If it were up to a majority of local business and property owners, the Fairfax County portions of Routes 29 and 50 would simply adopt those numbers as their official names.
County staff revealed yesterday (Tuesday) the results of a survey asking business and property owners located on Lee Highway (Route 29) and Lee-Jackson Memorial highways (Route 50) what their preference for new names would be.
The survey provided five options for each road, but in each instance, the original route number won out, staff said at the Board of Supervisors transportation committee meeting.
For Lee Highway, about 55% of the 86 respondents chose Route/Highway 29 as the preferred new name. For Lee-Jackson Memorial Highway, more than 60% of the 62 respondents chose Route 50.
Several board members agreed that, in terms of efficiency and continuity, reverting back to the road number is probably the best route.
“Frankly, I’m not surprised by the responses to the name changes, if we were to move forward with those,” Board Chairman Jeff McKay said, adding later that “in terms of implications on businesses and people who live along these corridors…that would be the least intrusive and, frankly, easiest for drivers and commuters.”
Providence District Supervisor Dalia Palchik suggested the board consider aligning the roads’ names with neighboring jurisdictions to prevent further confusion among those driving in the region.
Springfield District Supervisor Pat Herrity asked whether the survey included a question about if the businesses and property owners wanted name changes at all. Staff said it didn’t due to a previous task force determination that the names should be changed.
The ongoing process of changing the names of the two major thoroughfares in the county began in 2020 when the Fairfax County History Commission unveiled a report that showed about 150 public sites in the county were named after Confederate figures or symbols.
Then, a task force was appointed specifically to review renaming Lee Highway and Lee-Jackson Memorial. That group recommended late last year to rename the two roads, and earlier this year, alternate names were recommended to the Board of Supervisors.
Outreach to businesses and property owners along these corridors was the next step.
Now, the Board of Supervisors needs to approve new names, commit to the costs associated with the changes, and submit a request to the Commonwealth Transportation Board.

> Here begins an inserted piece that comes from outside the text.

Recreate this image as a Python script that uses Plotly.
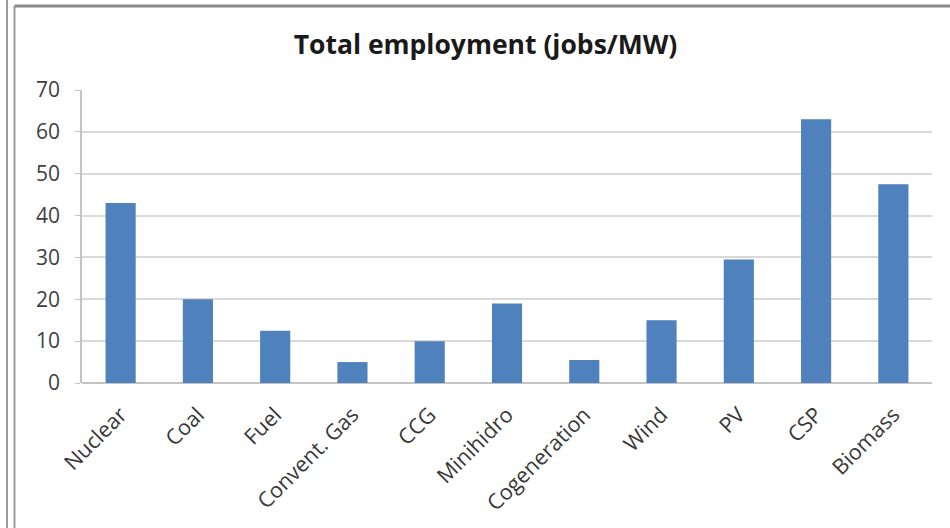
import plotly.graph_objects as go

categories = ["Nuclear", "Coal", "Fuel", "Convent. Gas", "CCG", "Minihidro",
              "Cogeneration", "Wind", "PV", "CSP", "Biomass"]
jobs_per_mw = [43, 20, 12.5, 5, 10, 19, 5.5, 15, 29.5, 63, 47.5]
y_ticks = [0, 10, 20, 30, 40, 50, 60, 70]

W, H = 950, 528
ML, MR, MT, MB = 82, 18, 90, 145
PW, PH = W - ML - MR, H - MT - MB


def px(x):
    return (x - ML) / PW


def py(y):
    return (H - MB - y) / PH


fig = go.Figure(go.Bar(
    x=categories, y=jobs_per_mw,
    marker=dict(color="#4f81bd", line=dict(width=0)),
    hoverinfo="x+y",
))

border = dict(color="#9a9a9a", width=2)
fig.update_layout(
    width=W, height=H,
    margin=dict(l=ML, r=MR, t=MT, b=MB, pad=0),
    paper_bgcolor="white", plot_bgcolor="white",
    bargap=0.61,
    showlegend=False,
    font=dict(family="Open Sans, Noto Sans, sans-serif", color="#404040"),
    title=dict(text="<b>Total employment (jobs/MW)</b>", xref="paper",
               x=px(485.5), xanchor="center",
               y=1 - 45 / H, yanchor="middle",
               font=dict(size=26.5, color="#1a1a1a")),
    xaxis=dict(showgrid=False, showline=False, ticks="", tickangle=-45,
               tickfont=dict(size=21.5, color="#383838"), zeroline=False,
               ticklabelstandoff=14),
    yaxis=dict(range=[0, 70], tickvals=y_ticks, showgrid=True,
               gridcolor="#d9d9d9", gridwidth=2, showline=True,
               linecolor="#c4c4c4", linewidth=1.5, ticks="outside",
               ticklen=5, tickcolor="#c4c4c4", zeroline=True,
               zerolinecolor="#c4c4c4", zerolinewidth=2,
               tickfont=dict(size=21, color="#404040"), ticklabelstandoff=11),
    shapes=[
        dict(type="line", xref="paper", yref="paper", x0=px(7), x1=px(7),
             y0=py(0), y1=py(H), line=border),
        dict(type="line", xref="paper", yref="paper", x0=px(14.5), x1=px(14.5),
             y0=py(6), y1=py(H), line=border),
        dict(type="line", xref="paper", yref="paper", x0=px(14.5), x1=px(W),
             y0=py(6), y1=py(6), line=dict(color="#8a8a8a", width=3)),
    ],
)

fig.write_html("out.html")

At this time, it’s unclear when all of that might happen.
The survey also inquired that if the name changes would result in any financial expenses for the businesses. For both highways, more than 70% of respondents answered yes, citing potential expenses related to legal documents, signage, and marketing.
In response, the committee discussed ways to help or reimburse businesses on these expenditures when the name changes do happen including a grant system and a reimbursement program.
Regardless of the final names, the county is responsible for paying the cost of updating signage and way-marking. The staff determined the overall cost could range from $1 million to $4.2 million.
The price will depend on which names are selected, with the cost increasing for longer names.